Your email marketing is outdated

News alerts, headline pushes, weekly digests, Daily Deals ... most of us running news organizations use email marketing to get the word out and drive website traffic. It's cheap, it's easy, and it addresses the Web's greatest weakness -- that it's a pull medium, not a push-delivery medium.

But the world has changed. Email isn't something you read just on your computer. Mobile is overtaking the desktop, and depending on your definition of mobile and the technology you use to measure, some studies say as much as 70 percent of email marketing messages are being read on smartphones and tablets.

All such statistics are inherently imprecise. We can't really measure this, and the statistics from your email push provider are not very trustworthy. "Opened" data comes from the delivery of embedded images. Some email programs prefetch images for items that aren't really being read (false positives) and others fetch no images at all by default (false negatives).
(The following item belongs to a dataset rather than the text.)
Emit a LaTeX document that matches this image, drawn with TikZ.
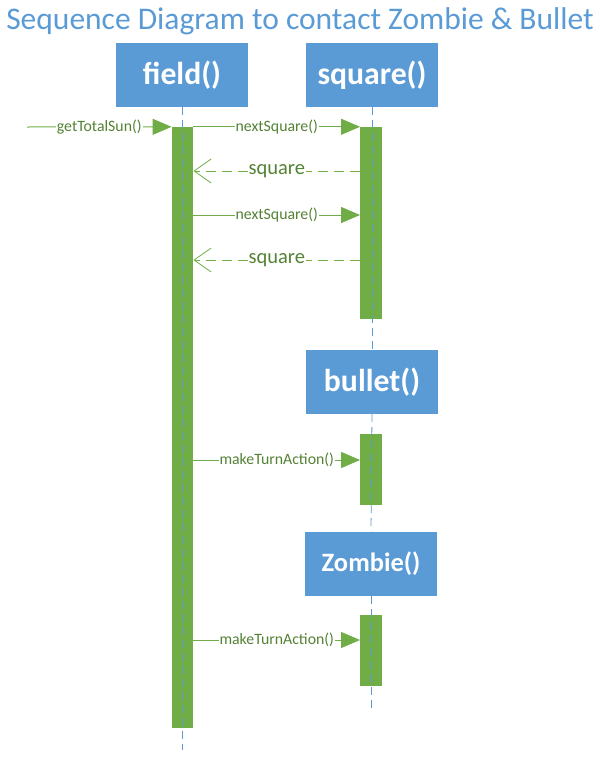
\documentclass[tikz,border=0pt]{standalone}
\usepackage{fontspec}
\setmainfont{Carlito}
\usetikzlibrary{arrows.meta,calc}
\definecolor{boxblue}{HTML}{5B9BD5}
\definecolor{titleblue}{HTML}{5B9BD5}
\definecolor{actgreen}{HTML}{70AD47}
\definecolor{txtgreen}{HTML}{548235}
\begin{document}
\begin{tikzpicture}[x=1pt,y=-1pt,
  obj/.style={fill=boxblue, text=white, font=\bfseries\fontsize{31.7}{38}\selectfont, minimum width=132pt, minimum height=64pt, inner sep=0pt},
  act/.style={fill=actgreen, minimum width=21.5pt, inner sep=0pt},
  life/.style={draw=boxblue, line width=0.8pt, dash pattern=on 8pt off 5pt},
  msg/.style={draw=actgreen, line width=1pt, -{Triangle[length=19pt,width=16pt]}},
  ret/.style={draw=actgreen, line width=1pt, dash pattern=on 10pt off 6pt, -{Straight Barb[length=17pt,width=24pt,line width=0.8pt]}},
  lbl/.style={fill=white, text=txtgreen, inner sep=1pt, font=\fontsize{15.8}{18}\selectfont},
  rlbl/.style={fill=white, text=txtgreen, inner sep=1pt, font=\fontsize{20.5}{24}\selectfont}
]
\useasboundingbox (0,0) rectangle (602,758);

\node[text=titleblue, font=\fontsize{31.5}{38}\selectfont, anchor=base] (title) at (300,29) {Sequence Diagram to contact Zombie \& Bullet};

\node[obj] (field) at (182,75) {field()};
\node[obj] (square) at (372,75) {square()};
\node[obj] (bullet) at (372,382) {bullet()};
\node[obj, font=\bfseries\fontsize{26.5}{32}\selectfont] (zombie) at (371,563.5) {Zombie()};

\node[act, minimum height=601pt] (fa) at (182.5,427.5) {};
\node[act, minimum height=192pt] (sa) at (371,223) {};
\node[act, minimum height=71pt] (ba) at (371,469.5) {};
\node[act, minimum height=71pt] (za) at (371,650.5) {};

\coordinate (fend) at (182,750);
\coordinate (zend) at (371,708);
\draw[life] (field.south) -- (fend);
\draw[life] (square.south) -- (bullet.north);
\draw[life] (bullet.south) -- (zombie.north);
\draw[life] (zombie.south) -- (zend);

\coordinate (start) at (27,127);
\draw[msg] (start) -- node[lbl]{getTotalSun()} (fa.north west);
\draw[msg] (fa.north east) -- node[lbl]{nextSquare()} (sa.north west);
\draw[ret] (sa.west |- 0,171) -- node[rlbl]{square} (fa.east |- 0,171);
\draw[msg] (fa.east |- 0,215) -- node[lbl]{nextSquare()} (sa.west |- 0,215);
\draw[ret] (sa.west |- 0,260) -- node[rlbl]{square} (fa.east |- 0,260);
\draw[msg] (fa.east |- 0,460) -- node[lbl]{makeTurnAction()} (ba.west |- 0,460);
\draw[msg] (fa.east |- 0,640) -- node[lbl]{makeTurnAction()} (za.west |- 0,640);
\end{tikzpicture}
\end{document}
But there is ample indication that human behavior has shifted in a very important way.

So what do your emails look like on a smartphone? A tablet? When did you last check?

I get email notifications from a lot of services, and it's amazing how poorly some of them render on mobile devices. Take the Zillow example shown here. Zillow gets a lot of things right, but this email, when displayed using Gmail on an iPhone, is very nearly unreadable. No amount of "Retina display" is going to fix that, and the links are too small to hit with a finger. And this is by far not the worst example.

In Savannah, we're going through all of our email-generating systems and templates and replacing old desktop-centric designs with new ones that work for mobile users. It's time.